It would be a great surprise if the U.S. and Russia met at the same point in terms of Syria's future, because the ultimate expectations of both countries are very different. Although both powers officially state that they want Syria to keep its territorial integrity, everyone else knows that this isn't their real intention. Establishing permanent peace in Syria isn't a policy these two countries agree on. Because the cease-fire that the U.S. and Russia lead didn't go on for too long. U.S. aircraft hit Syrian regime forces in Deir ez-Zor and more than 60 soldiers lost their lives. Although the U.S. argued that it was an accident, Russia didn't accept this as a valid excuse. The Russians (and Damascus) believe that this “accidental” attack served Daesh. Israel, on the other hand, is carrying out attacks on Damascus forces as part of its “no one should win policy.” At the same time, Russia and the U.S. cannot agree on why the cease-fire was broken or who broke it.
A strategy as such, a no-win policy, was a policy we saw during the Iran-Iraq war. Muhammed Heykel, an Egyptian journalist who observes the Arab world very well, says that the U.S. was using a zigzag policy during the Iran-Iraq war. According to this theory, although Washington didn't want Bagdad to be completely defeated, it couldn't hide its hope that Bagdad would come out weaker.
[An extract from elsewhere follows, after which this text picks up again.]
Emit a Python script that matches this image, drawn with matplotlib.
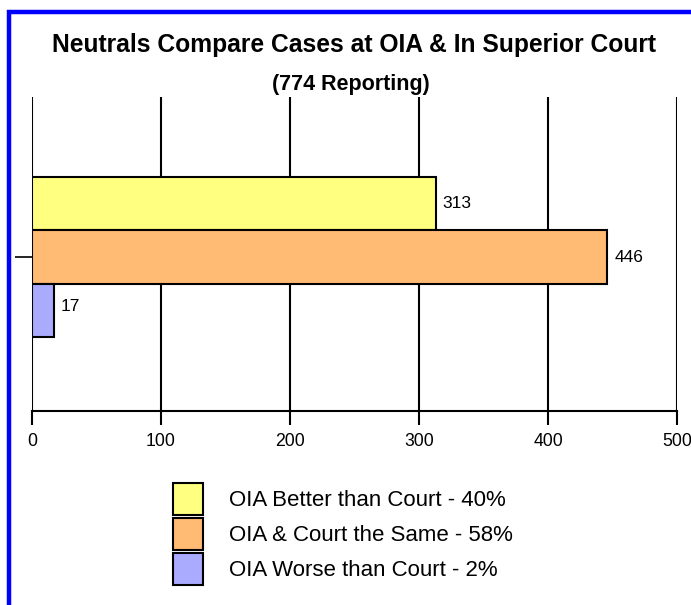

The war dragging on benefitted everyone except for Iran and Iraq. According to Henry Kissinger, an effective name in the U.S., it was the first war the U.S. hoped both countries lost. When one side became stronger on the battlefield, the U.S., sometimes openly sometimes sneakily, supported the other side so both sides remained equal. Iran was on one side of the scale while Iraq was on the other side. The U.S.'s aim was to ensure both sides remained balanced. This balance was sometimes ensured by giving false or misleading intelligence information.
The happiest party at the end of the day was Israel. Former Mossad President Efraim Halewy said that they remained merrily impartial for seven years while watching the conflict between the Shiites and the Sunnis. According to Halewy, they both served Israel's strategic interests and worked toward weakening Iraq and Iran. This war served to weaken the key point of Israel's planning: The “eastern front threat.” This war was compensation for the toppling of Israel's strategic ally, the Iran shah.
When the war ended in 1988, both sides had massive losses. Close to 1 million people lost their lives, and about 2 million people were injured. The losses for both countries was about $390 billion. While Iran's daily petrol production was 4.6 million barrels in 1979, this number dropped to 600,000 barrels in 1981. Iraq's petrol production dropped from 3 million to 550,000 barrels. The Gulf Emirates spent $42 billion on Iraq during this war period. The natural resources of Iran, Iraq and the Arabian Peninsula were wasted with this war. A reasonable part of this money filled the pockets of Western weapon industrialists. When the sides of a war are Muslim, the U.S., the West and Russia want the war to continue. They will not give this up as long as it does not affect their interests.